## WHAT YOU ARE ASKED TO DO
Extract, from the records beneath this instruction, each line that contains the word "chart".

### MATERIAL FOR THIS EXERCISE ###

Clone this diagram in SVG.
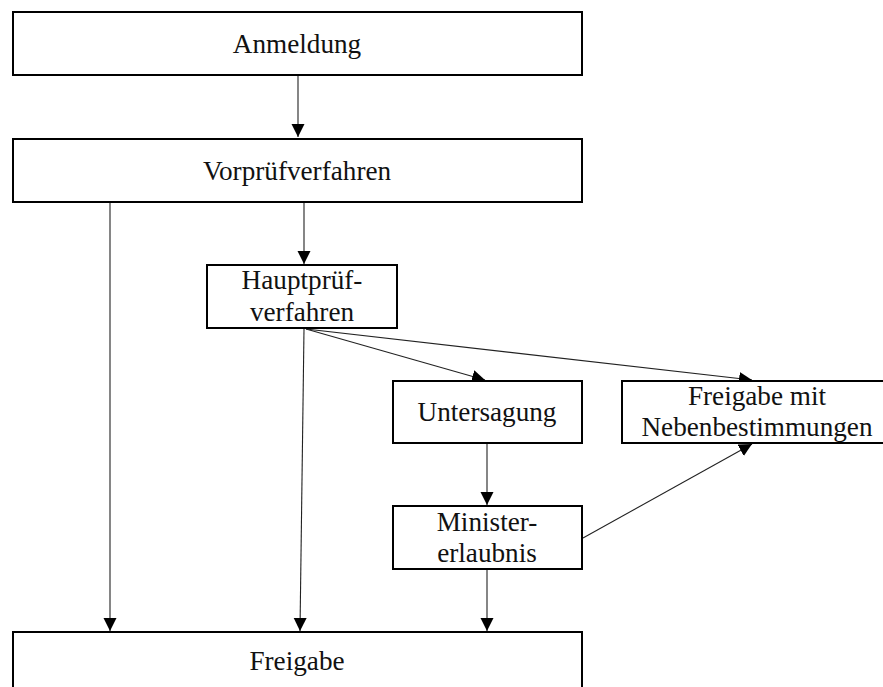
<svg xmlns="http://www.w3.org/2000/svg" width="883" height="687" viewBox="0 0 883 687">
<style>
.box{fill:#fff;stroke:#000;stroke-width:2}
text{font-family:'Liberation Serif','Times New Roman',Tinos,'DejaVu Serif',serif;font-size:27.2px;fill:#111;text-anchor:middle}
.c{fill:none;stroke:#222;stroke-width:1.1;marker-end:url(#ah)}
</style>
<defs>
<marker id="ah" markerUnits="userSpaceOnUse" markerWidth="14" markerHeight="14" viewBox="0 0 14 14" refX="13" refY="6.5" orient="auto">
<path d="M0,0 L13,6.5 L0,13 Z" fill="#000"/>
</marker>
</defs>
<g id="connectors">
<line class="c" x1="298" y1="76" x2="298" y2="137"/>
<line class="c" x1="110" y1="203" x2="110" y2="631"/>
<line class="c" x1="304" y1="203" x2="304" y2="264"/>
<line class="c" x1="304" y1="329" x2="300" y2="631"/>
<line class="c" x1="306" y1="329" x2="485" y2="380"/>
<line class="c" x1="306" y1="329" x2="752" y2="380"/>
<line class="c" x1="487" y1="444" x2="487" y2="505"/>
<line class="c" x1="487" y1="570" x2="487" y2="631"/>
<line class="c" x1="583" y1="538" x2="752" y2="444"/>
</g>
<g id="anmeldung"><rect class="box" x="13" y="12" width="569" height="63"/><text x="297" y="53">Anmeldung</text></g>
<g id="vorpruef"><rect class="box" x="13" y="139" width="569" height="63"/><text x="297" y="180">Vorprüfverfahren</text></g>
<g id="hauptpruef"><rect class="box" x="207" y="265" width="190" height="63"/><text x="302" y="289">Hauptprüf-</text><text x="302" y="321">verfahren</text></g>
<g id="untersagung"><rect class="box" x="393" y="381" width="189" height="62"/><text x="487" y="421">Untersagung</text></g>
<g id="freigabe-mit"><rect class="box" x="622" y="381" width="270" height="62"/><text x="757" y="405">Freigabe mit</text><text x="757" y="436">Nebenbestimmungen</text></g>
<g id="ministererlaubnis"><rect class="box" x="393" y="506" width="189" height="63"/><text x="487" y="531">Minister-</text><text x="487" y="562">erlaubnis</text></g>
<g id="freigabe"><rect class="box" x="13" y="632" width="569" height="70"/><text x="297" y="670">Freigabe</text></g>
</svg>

###
### MATERIAL FOR THIS EXERCISE ###

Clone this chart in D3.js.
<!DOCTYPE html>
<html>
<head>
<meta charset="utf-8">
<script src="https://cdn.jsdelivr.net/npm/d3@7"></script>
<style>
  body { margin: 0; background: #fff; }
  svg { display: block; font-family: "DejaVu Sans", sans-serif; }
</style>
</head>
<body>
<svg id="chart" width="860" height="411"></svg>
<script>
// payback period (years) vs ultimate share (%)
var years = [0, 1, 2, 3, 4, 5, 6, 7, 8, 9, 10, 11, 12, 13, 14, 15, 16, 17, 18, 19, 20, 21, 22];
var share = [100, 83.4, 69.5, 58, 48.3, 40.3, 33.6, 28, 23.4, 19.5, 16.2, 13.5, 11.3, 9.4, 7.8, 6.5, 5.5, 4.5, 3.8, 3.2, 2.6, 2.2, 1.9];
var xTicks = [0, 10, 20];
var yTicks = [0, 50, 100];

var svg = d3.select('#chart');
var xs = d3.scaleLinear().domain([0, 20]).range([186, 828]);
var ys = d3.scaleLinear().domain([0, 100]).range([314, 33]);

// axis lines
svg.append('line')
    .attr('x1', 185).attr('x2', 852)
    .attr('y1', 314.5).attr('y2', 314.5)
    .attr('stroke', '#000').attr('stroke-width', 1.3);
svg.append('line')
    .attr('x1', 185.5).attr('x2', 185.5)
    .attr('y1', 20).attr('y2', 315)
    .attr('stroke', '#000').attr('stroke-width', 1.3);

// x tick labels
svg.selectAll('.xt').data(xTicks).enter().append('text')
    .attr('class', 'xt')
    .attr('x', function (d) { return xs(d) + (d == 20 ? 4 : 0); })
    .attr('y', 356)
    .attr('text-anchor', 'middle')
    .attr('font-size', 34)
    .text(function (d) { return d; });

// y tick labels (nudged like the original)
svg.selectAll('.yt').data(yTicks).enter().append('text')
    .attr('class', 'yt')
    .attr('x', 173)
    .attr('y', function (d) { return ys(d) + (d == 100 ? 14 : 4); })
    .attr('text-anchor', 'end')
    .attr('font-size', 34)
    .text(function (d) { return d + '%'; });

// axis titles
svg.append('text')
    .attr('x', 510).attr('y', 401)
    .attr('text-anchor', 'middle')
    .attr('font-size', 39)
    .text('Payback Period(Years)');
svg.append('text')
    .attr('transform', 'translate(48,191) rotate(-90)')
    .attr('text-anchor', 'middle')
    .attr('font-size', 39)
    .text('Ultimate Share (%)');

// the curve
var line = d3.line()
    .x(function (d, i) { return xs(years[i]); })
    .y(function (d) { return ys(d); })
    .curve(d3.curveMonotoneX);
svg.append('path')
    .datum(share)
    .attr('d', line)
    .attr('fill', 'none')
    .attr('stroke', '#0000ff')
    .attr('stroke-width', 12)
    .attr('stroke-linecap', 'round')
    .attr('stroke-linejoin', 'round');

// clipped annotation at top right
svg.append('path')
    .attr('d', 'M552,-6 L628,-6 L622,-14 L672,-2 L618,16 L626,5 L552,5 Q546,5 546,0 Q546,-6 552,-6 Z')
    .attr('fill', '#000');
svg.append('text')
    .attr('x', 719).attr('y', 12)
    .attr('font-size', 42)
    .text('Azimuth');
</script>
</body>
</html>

###

## WRITTEN ANSWER
Clone this chart in D3.js.
<svg id="chart" width="860" height="411"></svg>
var svg = d3.select('#chart');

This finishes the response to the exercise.